"For most doctoral advisees, their advisors are the persons who had the greatest impact on them. I am no different," Elaine Hsieh says.
"Dr. Dale E. Brashers was my father-away-from home. He helped me, an international student and a first-generation doctoral student, navigate not only the professional discipline but also the cultural nuances of a foreign land.
"Thus, it was a complete shock to me when I received a phone call on a hot summer day in July 2010, the year I received my tenure at the University of Oklahoma, informing me that my academic dad, the head of the Department of Communication, had passed away at his campus office. Dale was only 50 years old. I had assumed he would be around for many, many years to come. Shock hardly conveys how I felt."
“It’s too soon.”
“What am I going to do?”
“How could he not be around right before I became a tenured professor?”
“Who will be rooting for me unconditionally from now on?”
“Am I an academic orphan now?”
"These thoughts lingered in my mind, intruding at the most unexpected moments when I was not ready to process any of the answers. I was sad and angry. At times, I was disappointed by and ashamed of how 'self-centered' these thoughts were. I couldn’t help it.
"I remember trying to explain, through tears, to my actual father what was happening. 'Dale’s passing hurt me in a way no words can describe.

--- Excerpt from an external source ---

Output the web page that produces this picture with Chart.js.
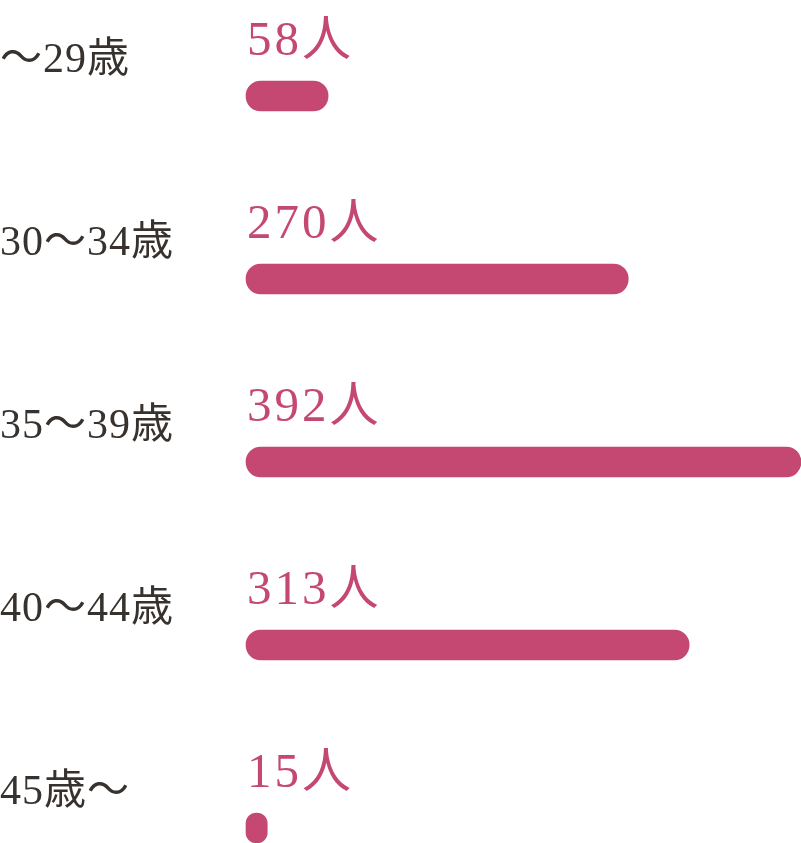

It’s like losing my dad.' That was awkward, but my father understood. What a strange thing to say to my actual father. He nodded empathically, embracing my pain without judgment. They had met at my doctoral graduation.

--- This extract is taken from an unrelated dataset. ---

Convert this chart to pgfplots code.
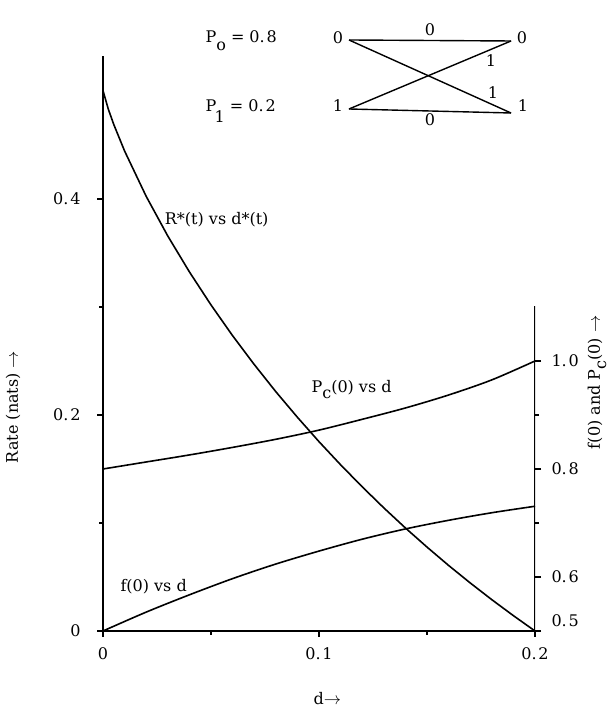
\documentclass[border=0pt]{standalone}
\usepackage{fontspec}
\setmainfont{DejaVu Serif}
\usepackage{pgfplots}
\pgfplotsset{compat=1.18}

% lowered subscript in the typewriter style of the figure
\newcommand\low[2][0.45em]{\raisebox{-#1}{#2}}
% decimal numbers set with a little room after the point
\newcommand\dec[2]{#1.\kern0.12em#2}

\begin{document}
\fontsize{16bp}{19bp}\selectfont
\begin{tikzpicture}[x=1bp,y=1bp]
\useasboundingbox (0,0) rectangle (609,711);

\pgfplotsset{
  frame/.style={
    at={(103bp,80bp)}, anchor=south west,
    scale only axis, width=432bp, height=575bp,
    xmin=0, xmax=0.2,
    tick align=outside,
    major tick length=6bp, minor tick length=4bp,
    every tick/.style={black, line width=1.1bp},
    every minor tick/.style={black, line width=1.1bp},
    axis line style={line width=1.3bp},
    tick label style={font=\fontsize{16bp}{19bp}\selectfont},
  },
  curve/.style={black, line width=1.6bp, no markers},
}

% rate axis (left) with the distortion axis
\begin{axis}[frame,
  ymin=0, ymax=0.5324,
  axis lines*=left,
  xtick pos=left, ytick pos=left,
  xtick={0,0.1,0.2}, xticklabels={0,\dec01,\dec02},
  minor xtick={0.05,0.15},
  ytick={0,0.2,0.4}, yticklabels={0,\dec02,\dec04},
  minor ytick={0.1,0.3},
  xticklabel style={yshift=-5bp},
  yticklabel style={xshift=-11bp},
]
\addplot[curve] coordinates {
  (0,0.5004) (0.0025,0.4829) (0.005,0.4689) (0.01,0.4444)
  (0.02,0.4024) (0.03,0.3657) (0.04,0.3325) (0.05,0.3019)
  (0.06,0.2734) (0.07,0.2468) (0.08,0.2216) (0.09,0.1979)
  (0.10,0.1753) (0.11,0.1539) (0.12,0.1335) (0.13,0.1140)
  (0.14,0.0954) (0.15,0.0777) (0.16,0.0607) (0.17,0.0445)
  (0.18,0.0290) (0.19,0.0142) (0.20,0.0000)
};
\end{axis}

% probability axis (right)
\begin{axis}[frame,
  ymin=0.5, ymax=1.5648,
  axis x line=none,
  axis y line*=right,
  y axis line style={draw=none},
  ytick pos=right,
  xtick=\empty,
  ytick={0.6,0.8,1.0}, yticklabels={\dec06,\dec08,\dec10},
  minor ytick={0.7,0.9},
  extra y ticks={0.5}, extra y tick labels={\dec05},
  extra y tick style={yticklabel style={yshift=10bp}},
  yticklabel style={xshift=5bp},
]
\draw[line width=1.3bp] (axis cs:0.2,0.5) -- (axis cs:0.2,1.102);
% P_c(0) vs d
\addplot[curve, smooth] coordinates {
  (0,0.800) (0.02,0.813) (0.04,0.826) (0.06,0.840) (0.08,0.855)
  (0.10,0.872) (0.12,0.892) (0.14,0.913) (0.16,0.937) (0.18,0.965)
  (0.20,1.000)
};
% f(0) vs d
\addplot[curve, smooth] coordinates {
  (0,0.500) (0.02,0.535) (0.04,0.567) (0.06,0.597) (0.08,0.624)
  (0.10,0.648) (0.12,0.670) (0.14,0.689) (0.16,0.705) (0.18,0.719)
  (0.20,0.731)
};
\end{axis}

% axis titles
\node[rotate=90] at (13,304) {Rate (nats) $\to$};
\node[rotate=90, anchor=east] at (597,401) {f(0) and P\low[0.4em]{c}(0) $\to$};
\node[anchor=west] at (308,12) {d$\to$};

% curve labels
\node[anchor=base east] at (274,486) {R*(t) vs d*(t)};
\node[anchor=base west] at (306,318) {P\low[0.35em]{c}(0) vs d};
\node[anchor=base west] at (115,119) {f(0) vs d};

% source probabilities
\node[anchor=base west] at (200,668) {P\low[0.5em]{o} = \dec08};
\node[anchor=base west] at (200,599) {P\kern-0.1em\low[0.65em]{1} = \dec02};

% binary channel sketch
\begin{scope}[line width=1.4bp]
  \draw (349,671) -- (511,670);
  \draw (349,602) -- (511,598);
  \draw (349,671) -- (511,598);
  \draw (349,602) -- (511,670);
\end{scope}
\node at (338,673) {0};
\node at (522,673) {0};
\node at (338,605) {1};
\node at (523,605) {1};
\node at (430,681) {0};
\node at (430,591) {0};
\node at (491,650) {1};
\node at (493,618) {1};
\end{tikzpicture}
\end{document}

"Dale’s memorial was held on the UI campus in September. Hundreds of people, students, community partners and colleagues showed up. It was easy to see how important and impactful he was to so many, not only to the students he mentored but also to his colleagues and friends in the larger communities he belonged to. I dreaded walking into the memorial, thinking that once it ended, I would be all alone.
"How silly of me to think that Dale would be gone forever and my ties with UI would end after his memorial. I did not lose a dad. I gained a whole family, with family members I did not know before. I was never orphaned.

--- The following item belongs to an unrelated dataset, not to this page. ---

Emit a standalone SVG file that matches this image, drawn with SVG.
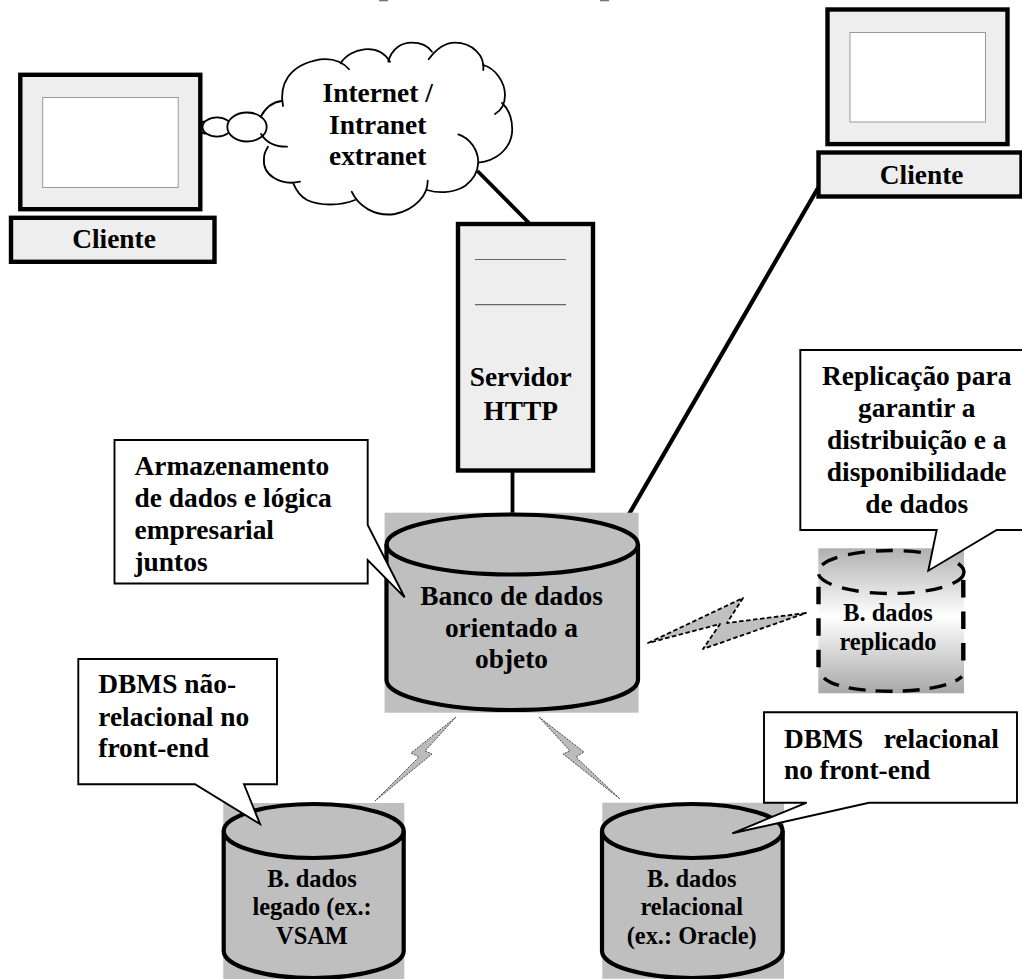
<svg xmlns="http://www.w3.org/2000/svg" width="1022" height="979" viewBox="0 0 1022 979">
<style>
text{font-family:"Liberation Serif","Times New Roman",serif;font-weight:bold;fill:#000;white-space:pre}
.t{font-size:27.4px}
.s{font-size:24.4px}
.m{text-anchor:middle}
.panel{fill:#eee;stroke:#000;stroke-width:4.4}
.screen{fill:#fff;stroke:#999;stroke-width:1}
.bg{fill:#bfbfbf}
.db{fill:none;stroke:#000;stroke-width:4.2}
.call{fill:#fff;stroke:#000;stroke-width:1.9;stroke-linejoin:miter}
.cl{fill:none;stroke:#000;stroke-width:1.8;stroke-linecap:round}
.link{stroke:#000;fill:none}
.rule{stroke:#666;stroke-width:1.2}
.bolt{fill:#bbb;stroke:#222;stroke-width:.8;stroke-dasharray:2 1.2}
.bolt2{fill:#c0c0c0;stroke:#000;stroke-width:1.8;stroke-dasharray:4.500 2.500;stroke-linejoin:round}
.dash{fill:none;stroke:#000;stroke-width:3.400}
.dashv{fill:none;stroke:#000;stroke-width:4.400;stroke-dasharray:17.500 14}
</style>
<defs>
<linearGradient id="fade" x1="0" y1="0" x2="0" y2="1">
<stop offset="0" stop-color="#b0b0b0"/><stop offset=".47" stop-color="#fff"/><stop offset="1" stop-color="#a8a8a8"/>
</linearGradient>
</defs>
<rect x="379" y="0" width="9" height="1.3" fill="#777"/>
<rect x="600" y="0" width="9" height="1.3" fill="#777"/>
<g id="connectors">
<line class="link" stroke-width="3.8" x1="477.500" y1="171" x2="529" y2="223"/>
<line class="link" stroke-width="3.8" x1="512.500" y1="470" x2="512.500" y2="516"/>
<line class="link" stroke-width="4.200" x1="818" y1="188" x2="621" y2="528"/>
<polygon class="bolt2" points="648,643 743,598 727,623 806,613 703,649 720,624"/>
<polygon class="bolt" points="456,717 411,753 419,757 375,801 432,754 425,751"/>
<polygon class="bolt" points="539,717 584,752 576,757 620,799 563,754 570,751"/>
</g>
<g id="cloud">
<ellipse class="cl" style="fill:#fff" cx="205" cy="127.500" rx="6" ry="6"/>
<ellipse class="cl" style="fill:#fff" cx="217" cy="127" rx="14.500" ry="9.700"/>
<ellipse class="cl" style="fill:#fff" cx="247" cy="127" rx="19.700" ry="14.500"/>
<path class="cl" d="M260.700,116.700C266,107 273,102 281.700,101"/>
<path class="cl" d="M283,106C279,85 288,65 320,59.300C333,58 343,62 349,69.300"/>
<path class="cl" d="M340.700,63.300C350,48 378,42 390,61.700"/>
<path class="cl" d="M388.300,61.700C392,48 402,42.700 411.700,42.700C420,42.700 428,46 432,51.700"/>
<path class="cl" d="M428.700,59.300C437,48 446,42.700 455,42.700C472,43 485,55 483.300,70"/>
<path class="cl" d="M483,65C495,68 505,82 505,95C505,103 502,110 495,114"/>
<path class="cl" d="M502,103C510,110 513,122 512,133C510,150 495,161 478.300,162.700"/>
<path class="cl" d="M458.300,134.300C470,138 478,150 478.300,162C478,172 473,180 465,186C452,194 437,193 427,190"/>
<path class="cl" d="M427.700,180.700C428,195 415,210 395,214C375,217 358,206 351.700,191.700"/>
<path class="cl" d="M355,200C340,206 320,206 307,200C300,196 296,190 293.300,183.300"/>
<path class="cl" d="M300,181.700C280,186 262,175 264,158C264,153 266,150 268,146.700"/>
<path class="cl" d="M287,146.700C275,147 266,142 261,134"/>
<text class="t m" x="377.700" y="102">Internet /</text>
<text class="t m" x="377.700" y="134">Intranet</text>
<text class="t m" x="377.700" y="165">extranet</text>
</g>
<g id="cliente-esquerda">
<rect class="panel" x="20.300" y="74.800" width="180" height="134.400"/>
<rect class="screen" x="42.700" y="97.500" width="135.500" height="90"/>
<rect class="panel" x="11" y="217.800" width="203.500" height="44"/>
<text class="t m" x="114" y="248">Cliente</text>
</g>
<g id="cliente-direita">
<rect class="panel" x="827.500" y="9.500" width="180" height="134.600"/>
<rect class="screen" x="850" y="32.500" width="135.500" height="89.500"/>
<rect class="panel" x="818.500" y="152.500" width="203" height="44"/>
<text class="t m" x="921.600" y="184">Cliente</text>
</g>
<g id="servidor">
<rect class="panel" x="458" y="224" width="135" height="246.500"/>
<line class="rule" x1="475" y1="259.500" x2="566" y2="259.500"/>
<line class="rule" x1="475" y1="304.700" x2="566" y2="304.700"/>
<text class="t m" x="520.700" y="386">Servidor</text>
<text class="t m" x="520.700" y="420">HTTP</text>
</g>
<g id="banco-objeto">
<rect class="bg" x="384.600" y="512.700" width="254" height="200"/>
<path class="db" d="M386.500,544.500V680A125.700,30 0 0 0 638,680V544.500"/>
<ellipse class="db" cx="512.200" cy="544.500" rx="125.700" ry="30"/>
<text class="t m" x="511.500" y="605">Banco de dados</text>
<text class="t m" x="511.500" y="637">orientado a</text>
<text class="t m" x="511.500" y="668">objeto</text>
</g>
<g id="banco-replicado">
<rect x="818.300" y="548.300" width="145.700" height="145" fill="url(#fade)"/>
<ellipse class="dash" cx="891" cy="572" rx="73" ry="21.500" stroke-dasharray="17 11"/>
<line class="dashv" x1="818.500" y1="586.700" x2="818.500" y2="668"/>
<line class="dashv" x1="963.300" y1="580" x2="963.300" y2="661"/>
<path class="dash" stroke-dasharray="17 10" d="M824,678C842,696 942,696 962,676.500"/>
<text class="s m" x="888" y="621">B. dados</text>
<text class="s m" x="888" y="650">replicado</text>
</g>
<g id="banco-legado">
<rect class="bg" x="223.300" y="803" width="181" height="176"/>
<path class="db" d="M223.700,831V951A90,27 0 0 0 403.700,951V831"/>
<ellipse class="db" cx="313.700" cy="831" rx="90" ry="27"/>
<text class="s m" x="312" y="887">B. dados</text>
<text class="s m" x="312" y="915">legado (ex.:</text>
<text class="s m" x="312" y="944">VSAM</text>
</g>
<g id="banco-relacional">
<rect class="bg" x="602.300" y="802.700" width="181.700" height="176"/>
<path class="db" d="M602,831V951A90.300,27 0 0 0 782.700,951V831"/>
<ellipse class="db" cx="692.300" cy="831" rx="90.300" ry="27"/>
<text class="s m" x="691.700" y="887">B. dados</text>
<text class="s m" x="691.700" y="915">relacional</text>
<text class="s m" x="691.700" y="944">(ex.: Oracle)</text>
</g>
<g id="nota-armazenamento">
<path class="call" d="M114.500,440H367.700V525L404.600,597.300L367.700,560V583.500H114.500Z"/>
<text class="t" x="134.500" y="475">Armazenamento</text>
<text class="t" x="134.500" y="507">de dados e lógica</text>
<text class="t" x="134.500" y="539">empresarial</text>
<text class="t" x="134.500" y="571">juntos</text>
</g>
<g id="nota-replicacao">
<path class="call" d="M1024,350H800.300V530H936.700L928.300,570.700L996.700,530H1024"/>
<text class="t m" x="916.700" y="385">Replicação para</text>
<text class="t m" x="916.700" y="417">garantir a</text>
<text class="t m" x="916.700" y="449">distribuição e a</text>
<text class="t m" x="916.700" y="481">disponibilidade</text>
<text class="t m" x="916.700" y="513">de dados</text>
</g>
<g id="nota-nao-relacional">
<path class="call" d="M78.300,659H277V784.300H244L260,824L195,784.300H78.300Z"/>
<text class="t" x="98.300" y="693">DBMS não-</text>
<text class="t" x="98.300" y="726">relacional no</text>
<text class="t" x="98.300" y="757">front-end</text>
</g>
<g id="nota-relacional">
<path class="call" d="M764,712.300H1017V802.700H869L732.300,833.300L806.700,802.700H764Z"/>
<text class="t" x="784" y="748">DBMS   relacional</text>
<text class="t" x="784" y="779">no front-end</text>
</g>
</svg>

"Dr. John Caughlin — who was on my doctoral committee, my academic uncle — was there all along my professional growth and personal struggles to step in and give me guidance. He advised me, laughed with me and simply listened. At times, we wondered about what Dale would have felt or what he would have said and chuckled at our answers.
"Dr. Leanne Knobloch, whom I did not know well during my years as a doctoral student, always reached out to meet and check in to see how I was doing. She was the academic sister that I did not know I had before. She told me how Dale used to wiggle her office light switch to tease her, and now she thinks of Dale whenever her light flickers. Nowadays, when my light flickers, I think of Leanne and Dale.
"Dr. Sally Jackson, who was Dale’s doctoral advisor, readily took me in and assumed the role of an academic grandparent, sharing her fond memories about Dale. We comforted each other and took joy in knowing that Dale would have been very happy about our connectedness.
"Over the years, random people from UI cannot wait to tell me stories of Dale’s generosity that touched them deeply and personally, guiding their professional lives to this day. My UI family grew bigger. Our shared stories connect us.
"I feel closer to UI than ever before. Maybe Dale never died. He became the glue that binds me to my UI family, continuing to inspire me and remind me about the person I want to be. All of us, UI folks, were bound together through Dale’s life. That’s what the institution is and does for those of us lucky to come together there.
“'Dale would have been so proud of you.' Nothing speaks deeper than that when someone says that to me these days. That’s the moment I know Dale is very much alive for the speaker — and for me, always."